Cumhurbaşkanlığı hükümet sistemindeki ikinci model denemesi ise bundan sonra başladı. Naci Ağbal ve Lütfi Elvan'ın atanması ile beraber bir anlamda 2018 öncesi ekonomi politikalarına dönüş sinyali verildi.
Ancak muhtemelen uluslararası ilişkilerde değişen dengeler nedeniyle Cumhurbaşkanı fikir değiştirdi ve ikinci ekonomi modelinin çok fazla ömrü olmadı.”
Sayın Rota ekonomideki 3. Modelin ise Aralık ayında açıklanan KKM ile sona erdiğini söylüyor:
“3. model ise Merkez Bankası başkan değişikliği ile Mart 2021 de başladı. 6 aylık bir sessizlik döneminden sonra Eylül ayından itibaren Türkiye modeli adı altında faizler enflasyonun altına indirilip bakan da değişince yeni bir kur krizi ile karşılaştık. Bu model de Aralık ayında açıklanan KKM ile sona erdi ve 2019'un başında uyguladığımız sisteme geri döndük.
Sonuç olarak üç buçuk yıl içinde, bence 3,5 tane ekonomi modeli denendi ve bunların asıl kaybedeni sabit ve dar gelirliler ile çiftçi oldu.”
***
Bu baş döndüren model değişikliklerinde kaybeden çiftçisi, memuru, esnaf, iş adamı. Halk evine ekmek götüremez hale geldi.
Ekonomide istikrarı sağlayacağı söylenen bir hükümet sisteminde 4 yılda 3 kez model, politika değişikliğine gidilir mi?
4 yılda ekonomi bakanlığında 3 kez isim değişikliğine gidilir mi?
Bir ülkenin parasının istikrarını sağlamakla, parasının değerini korumakla görevli Merkez Bankası’nın 20 ayda 4 kez başkanı değişir mi?

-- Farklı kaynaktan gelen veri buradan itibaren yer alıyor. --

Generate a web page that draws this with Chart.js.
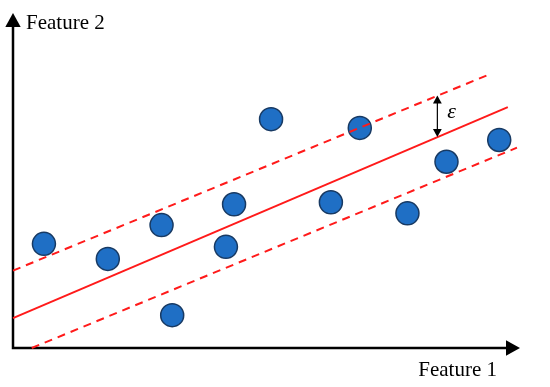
<!DOCTYPE html>
<html>
<head>
<meta charset="utf-8">
<script src="https://cdn.jsdelivr.net/npm/chart.js@4"></script>
<style>
  html, body { margin: 0; padding: 0; background: #fff; }
  #wrap { width: 550px; height: 387px; }
</style>
</head>
<body>
<div id="wrap"><canvas id="myChart"></canvas></div>
<script>
// sample points (feature 1, feature 2)
let pointsX = [0.61, 1.87, 2.93, 3.14, 4.20, 4.36, 5.09, 6.27, 6.84, 7.78, 8.55, 9.59];
let pointsY = [3.11, 2.66, 3.67, 0.98, 3.02, 4.29, 6.83, 4.35, 6.57, 4.02, 5.56, 6.21];

// regression line and the epsilon margin lines (end points)
let fitX = [0, 9.76];
let fitY = [0.89, 7.19];
let upperX = [0, 9.35];
let upperY = [2.31, 8.14];
let lowerX = [0.37, 9.94];
let lowerY = [0, 5.98];

// epsilon marker
let epsX = 8.37;
let epsY = [6.30, 7.54];
let epsLabel = 'ε';

let xTitle = 'Feature 1';
let yTitle = 'Feature 2';

function pairs(xs, ys) {
    return xs.map((x, i) => ({x: x, y: ys[i]}));
}

function arrowHead(ctx, x, y, dir, size) {
    // dir: 'up', 'down', 'right'
    ctx.beginPath();
    if (dir === 'up') {
        ctx.moveTo(x, y);
        ctx.lineTo(x - size * 0.55, y + size);
        ctx.lineTo(x + size * 0.55, y + size);
    } else if (dir === 'down') {
        ctx.moveTo(x, y);
        ctx.lineTo(x - size * 0.55, y - size);
        ctx.lineTo(x + size * 0.55, y - size);
    } else {
        ctx.moveTo(x, y);
        ctx.lineTo(x - size, y - size * 0.55);
        ctx.lineTo(x - size, y + size * 0.55);
    }
    ctx.closePath();
    ctx.fill();
}

const axesPlugin = {
    id: 'axesPlugin',
    beforeDatasetsDraw(chart) {
        const ctx = chart.ctx;
        const a = chart.chartArea;
        ctx.save();
        ctx.strokeStyle = '#000';
        ctx.fillStyle = '#000';
        ctx.lineWidth = 2.5;
        ctx.beginPath();
        ctx.moveTo(a.left, a.top + 12);
        ctx.lineTo(a.left, a.bottom);
        ctx.lineTo(a.right - 12, a.bottom);
        ctx.stroke();
        arrowHead(ctx, a.left, a.top, 'up', 14);
        arrowHead(ctx, a.right, a.bottom, 'right', 14);

        ctx.font = '21px "Liberation Serif", "Times New Roman", serif';
        ctx.textBaseline = 'middle';
        ctx.textAlign = 'left';
        ctx.fillText(yTitle, a.left + 13, a.top + 10);
        ctx.textAlign = 'right';
        ctx.fillText(xTitle, a.right - 23, a.bottom + 22);
        ctx.restore();
    },
    afterDatasetsDraw(chart) {
        const ctx = chart.ctx;
        const xs = chart.scales.x, ys = chart.scales.y;
        const px = xs.getPixelForValue(epsX);
        const y0 = ys.getPixelForValue(epsY[0]);
        const y1 = ys.getPixelForValue(epsY[1]);
        ctx.save();
        ctx.strokeStyle = '#000';
        ctx.fillStyle = '#000';
        ctx.lineWidth = 1.2;
        ctx.beginPath();
        ctx.moveTo(px, y1 + 6);
        ctx.lineTo(px, y0 - 6);
        ctx.stroke();
        arrowHead(ctx, px, y1, 'up', 8);
        arrowHead(ctx, px, y0, 'down', 8);
        ctx.font = 'italic 22px "Liberation Serif", "Times New Roman", serif';
        ctx.textAlign = 'left';
        ctx.textBaseline = 'middle';
        ctx.fillText(epsLabel, px + 10, (y0 + y1) / 2 - 4);
        ctx.restore();
    }
};

const ctx = document.getElementById('myChart');
let myChart = new Chart(ctx, {
    type: 'scatter',
    data: {
        datasets: [
            {
                type: 'line',
                data: pairs(fitX, fitY),
                borderColor: '#ff1a1a',
                borderWidth: 2,
                pointRadius: 0,
                clip: false
            },
            {
                type: 'line',
                data: pairs(upperX, upperY),
                borderColor: '#ff1a1a',
                borderWidth: 2,
                borderDash: [8, 6],
                pointRadius: 0,
                clip: false
            },
            {
                type: 'line',
                data: pairs(lowerX, lowerY),
                borderColor: '#ff1a1a',
                borderWidth: 2,
                borderDash: [8, 6],
                pointRadius: 0,
                clip: false
            },
            {
                data: pairs(pointsX, pointsY),
                backgroundColor: '#1f6fc5',
                borderColor: '#183a63',
                borderWidth: 1.5,
                pointRadius: 11.5,
                pointHoverRadius: 11.5,
                clip: false
            }
        ]
    },
    options: {
        responsive: true,
        maintainAspectRatio: false,
        animation: false,
        events: [],
        layout: {
            padding: {left: 11, top: 10, right: 30, bottom: 39}
        },
        plugins: {
            legend: {display: false},
            tooltip: {enabled: false}
        },
        scales: {
            x: {type: 'linear', min: 0, max: 10, display: false},
            y: {type: 'linear', min: 0, max: 10, display: false}
        }
    },
    plugins: [axesPlugin]
});
</script>
</body>
</html>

Dünyada başka bir örneği var mı?
Bütün bunların yaşandığı bir ülkenin ekonomisi ivme kazanır mı? Parasının değeri olur mu? 3 kez ekonomi modeli değiştiren, hangi modelde karar kılacağını bilmeyen, ekonomide hangi kadroyla devam edeceğini bilmeyen bir iktidar işsizliğe, enflasyona, yoksulluğa çare bulabilir mi?
Sonucun ne olduğu ortada…
Demek ki, sadece siyasi istikrarın olması yetmiyor, politikalarda istikrar gerekiyor, kurumlarda istikrar gerekiyor.